DocketNumber: Nos. 85-2308, 86-83
Citation Numbers: 507 So. 2d 1169, 1987 Fla. App. LEXIS 8483, 12 Fla. L. Weekly 1356
Judges: Campbell, Hall, Ryder
Filed Date: 5/27/1987
Status: Precedential
Modified Date: 10/18/2024
ON MOTION TO ENFORCE MANDATE
This cause comes to us on appellee Re-gis’ motion to enforce mandate alleging that the trial court has refused to follow the instructions set forth in our opinion dated December 30, 1986, 502 So.2d 918, directing the trial court to make a proper computation of damages.
On appeal, Regis, relying on section 713.-05, argued that the trial court should have set off $4,387.60 from Plaza’s award because Plaza owed said amount to its subcontractors. We found Regis’ position to be without merit because “a contractor’s award is not to be reduced by a subcontractor’s claim unless the subcontractor has filed a lien and recovered thereon from the contractee”. At trial, only one of three unpaid subcontractors had filed a lien on Regis’ property. Regis had not satisfied the lien. We held that because the lien remained unpaid, Regis was not entitled to a credit.
Regis alleges, in its motion to enforce mandate, that during the pendency of this appeal, the subcontractor’s suit against Re-gis was tried and a judgment was entered. Regis asserts in its motion that it satisfied that judgment. Regis is now before us seeking to have the trial court treat satisfaction of the subcontractor’s claim as a credit in its computation of the damages.

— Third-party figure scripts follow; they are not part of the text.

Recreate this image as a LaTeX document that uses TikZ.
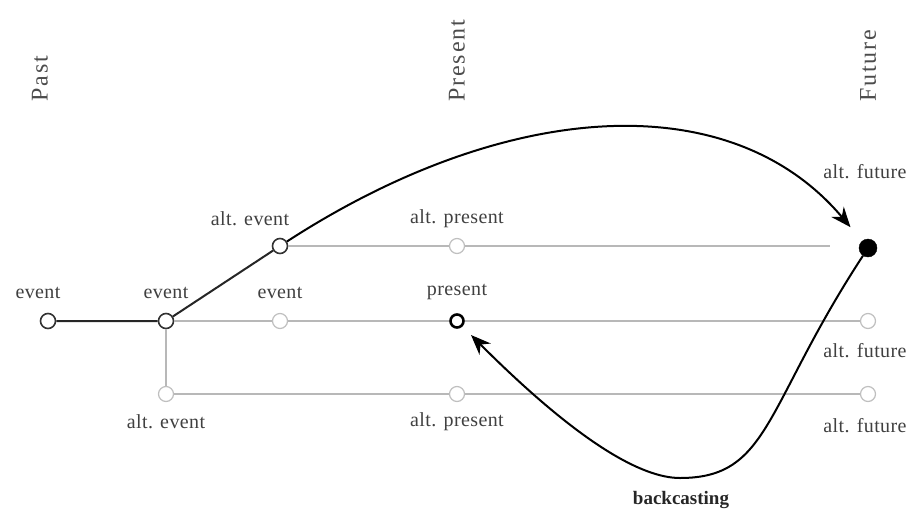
\documentclass[tikz,border=0pt]{standalone}
\usepackage{fontspec}
\setmainfont{Liberation Serif}
\usetikzlibrary{arrows.meta}
\begin{document}
\begin{tikzpicture}[x=1pt,y=-1pt,
  lab/.style={font=\fontsize{20}{24}\selectfont\addfontfeature{LetterSpace=2}, text=black!75, inner sep=0pt},
  head/.style={font=\fontsize{24}{28}\selectfont\addfontfeature{LetterSpace=8}, text=black!70, rotate=90, anchor=west, inner sep=0pt},
  dk/.style={circle, draw=black!80, fill=white, line width=1.6pt, minimum size=15pt, inner sep=0pt},
  lt/.style={circle, draw=black!25, fill=white, line width=1.2pt, minimum size=15pt, inner sep=0pt},
  pres/.style={circle, draw=black, fill=white, line width=2.6pt, minimum size=13pt, inner sep=0pt},
  fut/.style={circle, draw=black, fill=black, minimum size=18pt, inner sep=0pt},
  gline/.style={draw=black!28, line width=1.2pt},
  bline/.style={draw=black!85, line width=2pt},
  arr/.style={draw=black, line width=2pt, -{Stealth[length=20pt,width=16pt]}},
]
\useasboundingbox (0,0) rectangle (913,512);

% headers
\node[head] (hpast) at (40,102) {Past};
\node[head] (hpres) at (457,102) {Present};
\node[head] (hfut) at (868,102) {Future};

% nodes
\node[dk] (e1) at (48,321) {};
\node[dk] (e2) at (166,321) {};
\node[lt] (e3) at (280,321) {};
\node[pres] (pr) at (457,321) {};
\node[lt] (afm) at (868,321) {};
\node[dk] (aet) at (280,246) {};
\node[lt] (apt) at (457,246) {};
\node[fut] (fu) at (868,248) {};
\coordinate (topend) at (830,246);
\node[lt] (aeb) at (166,394) {};
\node[lt] (apb) at (457,394) {};
\node[lt] (afb) at (868,394) {};

% labels
\node[lab] (l1) at (38,293) {event};
\node[lab] (l2) at (166,293) {event};
\node[lab] (l3) at (280,293) {event};
\node[lab] (l4) at (457,292) {present};
\node[lab] (l5) at (250,219) {alt. event};
\node[lab] (l6) at (457,219) {alt. present};
\node[lab] (l7) at (865,172) {alt. future};
\node[lab] (l8) at (865,351) {alt. future};
\node[lab] (l9) at (865,426) {alt. future};
\node[lab] (l10) at (166,422) {alt. event};
\node[lab] (l11) at (457,422) {alt. present};
\node[font=\bfseries\fontsize{19}{22}\selectfont, text=black!85, inner sep=0pt] (bc) at (681,500) {backcasting};

% gray lines
\draw[gline] (aet) -- (apt) -- (topend);
\draw[gline] (e2) -- (e3) -- (pr) -- (afm);
\draw[gline] (e2) -- (aeb);
\draw[gline] (aeb) -- (apb) -- (afb);

% black lines
\draw[bline] (e1) -- (e2) -- (aet);
\draw[arr, shorten >=18pt] (aet) .. controls (505,100) and (730,84) .. (fu);
\draw[arr, shorten >=12pt] (fu) .. controls (764,407) and (770,478) .. (680,478)
  .. controls (642,478) and (579,443) .. (pr);
\end{tikzpicture}
\end{document}
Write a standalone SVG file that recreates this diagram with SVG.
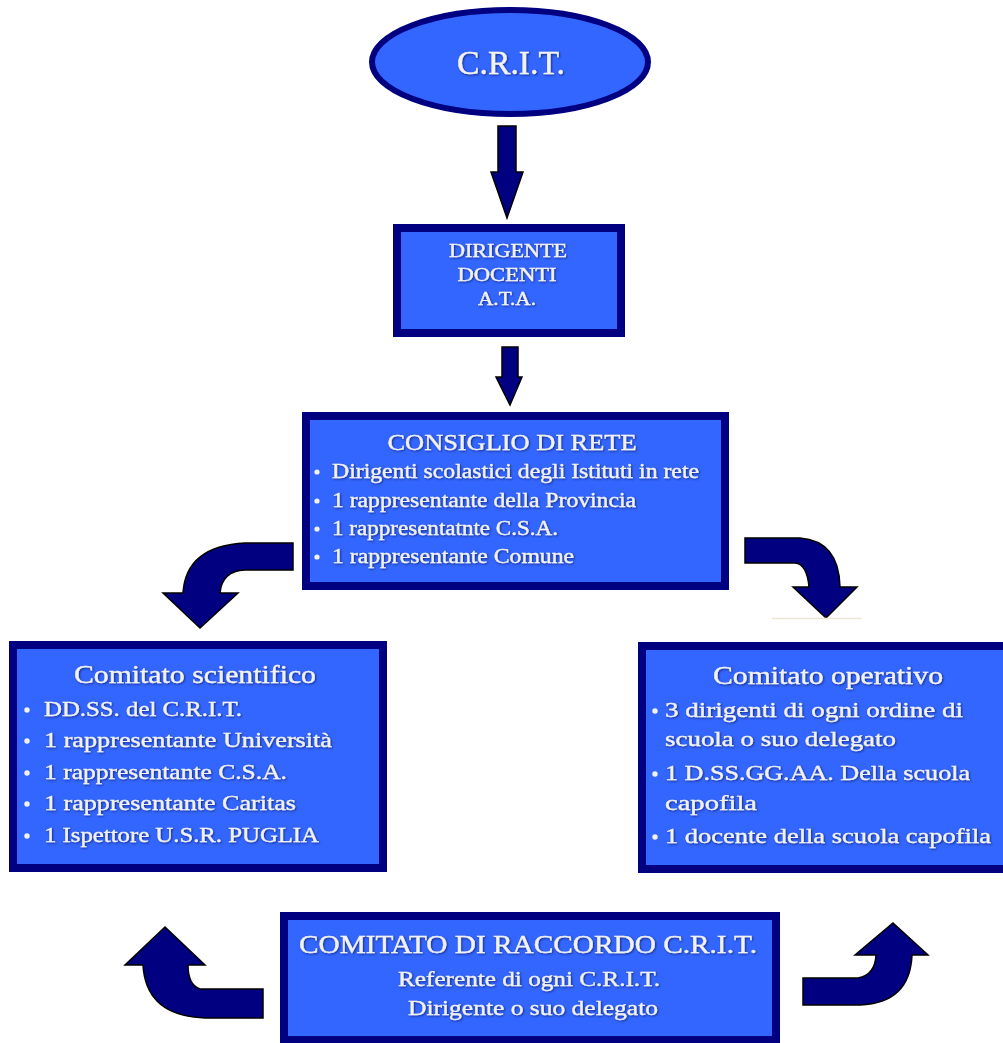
<svg xmlns="http://www.w3.org/2000/svg" width="1003" height="1043" viewBox="0 0 1003 1043">
<style>
.box{fill:#3366ff;stroke:#000080;stroke-width:8}
.arr{fill:#000080;stroke:#000000;stroke-width:1.5;stroke-linejoin:miter}
.t{font-family:"Liberation Serif","DejaVu Serif",serif;fill:#f2f2f2;stroke:#f2f2f2;stroke-width:0.35;filter:url(#sh)}
.c{text-anchor:middle}
.bul{fill:#f2f2f2}
</style>
<defs>
<filter id="sh" x="-5%" y="-30%" width="110%" height="160%">
<feDropShadow dx="1" dy="1" stdDeviation="0.8" flood-color="#000030" flood-opacity="0.6"/>
</filter>
</defs>
<rect width="1003" height="1043" fill="#ffffff"/>

<g id="connectors">
<path class="arr" d="M498 126 L516 126 L516 172 L523 172 L507 218 L491 172 L498 172 Z"/>
<path class="arr" d="M502 347 L518 347 L518 377 L522 377 L510 405 L496 377 L502 377 Z"/>
<path class="arr" d="M293 543 L245 543 Q186 546 183 593 L163 593 L200 628 L238 593 L220 593 Q222 571 245 570 L293 570 Z"/>
<path class="arr" d="M745 538 L800 538 Q839 541 840 587 L857 587 L826 618 L793 587 L809 587 Q807 564 795 563 L745 563 Z"/>
<line x1="772" y1="618.5" x2="862" y2="618.5" stroke="#ece6d6" stroke-width="1.5"/>
<path class="arr" d="M263 989 L200 989 Q188 985 188 965 L205 965 L165 927 L125 965 L143 965 Q146 1016 205 1018 L263 1018 Z"/>
<path class="arr" d="M803 978 L858 978 Q875 975 876 955 L855 955 L893 923 L928 955 L912 955 Q910 1003 860 1005 L803 1005 Z"/>
</g>

<g id="crit">
<ellipse cx="510" cy="62" rx="138" ry="52" fill="#3366ff" stroke="#000080" stroke-width="6"/>
<text class="t c" x="511" y="74" font-size="33" textLength="108" lengthAdjust="spacingAndGlyphs">C.R.I.T.</text>
</g>

<g id="dirigente">
<rect class="box" x="397" y="228" width="224" height="105"/>
<text class="t c" x="508" y="257" font-size="18" textLength="118" lengthAdjust="spacingAndGlyphs">DIRIGENTE</text>
<text class="t c" x="507" y="281" font-size="18" textLength="99" lengthAdjust="spacingAndGlyphs">DOCENTI</text>
<text class="t c" x="507" y="305" font-size="18" textLength="58" lengthAdjust="spacingAndGlyphs">A.T.A.</text>
</g>

<g id="consiglio">
<rect class="box" x="306" y="416" width="419" height="170"/>
<text class="t c" x="512" y="450" font-size="23" textLength="249" lengthAdjust="spacingAndGlyphs">CONSIGLIO DI RETE</text>
<circle class="bul" cx="317" cy="472" r="2.6"/>
<circle class="bul" cx="317" cy="501" r="2.6"/>
<circle class="bul" cx="317" cy="529" r="2.6"/>
<circle class="bul" cx="317" cy="557" r="2.6"/>
<text class="t" x="332" y="478" font-size="20" textLength="367" lengthAdjust="spacingAndGlyphs">Dirigenti scolastici degli Istituti in rete</text>
<text class="t" x="332" y="507" font-size="20" textLength="304" lengthAdjust="spacingAndGlyphs">1 rappresentante della Provincia</text>
<text class="t" x="332" y="535" font-size="20" textLength="226" lengthAdjust="spacingAndGlyphs">1 rappresentatnte C.S.A.</text>
<text class="t" x="332" y="563" font-size="20" textLength="242" lengthAdjust="spacingAndGlyphs">1 rappresentante Comune</text>
</g>

<g id="scientifico">
<rect class="box" x="13" y="645" width="370" height="223"/>
<text class="t c" x="195" y="683" font-size="25" textLength="242" lengthAdjust="spacingAndGlyphs">Comitato scientifico</text>
<circle class="bul" cx="27" cy="710" r="2.7"/>
<circle class="bul" cx="27" cy="741" r="2.7"/>
<circle class="bul" cx="27" cy="773" r="2.7"/>
<circle class="bul" cx="27" cy="804" r="2.7"/>
<circle class="bul" cx="27" cy="836" r="2.7"/>
<text class="t" x="44" y="716" font-size="21" textLength="198" lengthAdjust="spacingAndGlyphs">DD.SS. del C.R.I.T.</text>
<text class="t" x="44" y="747" font-size="21" textLength="288" lengthAdjust="spacingAndGlyphs">1 rappresentante Università</text>
<text class="t" x="44" y="779" font-size="21" textLength="243" lengthAdjust="spacingAndGlyphs">1 rappresentante C.S.A.</text>
<text class="t" x="44" y="810" font-size="21" textLength="252" lengthAdjust="spacingAndGlyphs">1 rappresentante Caritas</text>
<text class="t" x="44" y="842" font-size="21" textLength="275" lengthAdjust="spacingAndGlyphs">1 Ispettore U.S.R. PUGLIA</text>
</g>

<g id="operativo">
<rect class="box" x="642" y="646" width="372" height="223"/>
<text class="t c" x="828" y="684" font-size="25" textLength="230" lengthAdjust="spacingAndGlyphs">Comitato operativo</text>
<circle class="bul" cx="655" cy="711" r="2.7"/>
<circle class="bul" cx="655" cy="774" r="2.7"/>
<circle class="bul" cx="655" cy="837" r="2.7"/>
<text class="t" x="665" y="717" font-size="21" textLength="298" lengthAdjust="spacingAndGlyphs">3 dirigenti di ogni ordine di</text>
<text class="t" x="665" y="746" font-size="21" textLength="231" lengthAdjust="spacingAndGlyphs">scuola o suo delegato</text>
<text class="t" x="665" y="780" font-size="21" textLength="305" lengthAdjust="spacingAndGlyphs">1 D.SS.GG.AA. Della scuola</text>
<text class="t" x="665" y="810" font-size="21" textLength="92" lengthAdjust="spacingAndGlyphs">capofila</text>
<text class="t" x="665" y="843" font-size="21" textLength="326" lengthAdjust="spacingAndGlyphs">1 docente della scuola capofila</text>
</g>

<g id="raccordo">
<rect class="box" x="284" y="916" width="492" height="124"/>
<text class="t c" x="528" y="953" font-size="26" textLength="458" lengthAdjust="spacingAndGlyphs">COMITATO DI RACCORDO C.R.I.T.</text>
<text class="t c" x="529" y="986" font-size="22" textLength="262" lengthAdjust="spacingAndGlyphs">Referente di ogni C.R.I.T.</text>
<text class="t c" x="533" y="1015" font-size="22" textLength="250" lengthAdjust="spacingAndGlyphs">Dirigente o suo delegato</text>
</g>
</svg>
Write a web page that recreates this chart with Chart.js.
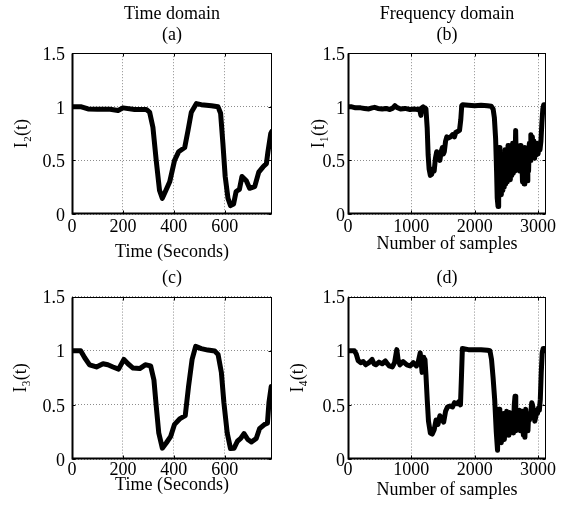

Because conditions have allegedly changed since we reviewed the appeal in this case, when the trial court recomputes the damages, in accordance with the opinion previously entered herein, it may consider the extent of a credit, if any, to which Regis may be entitled for satisfying the subcontractor’s lien.
The motion to enforce mandate is thus granted.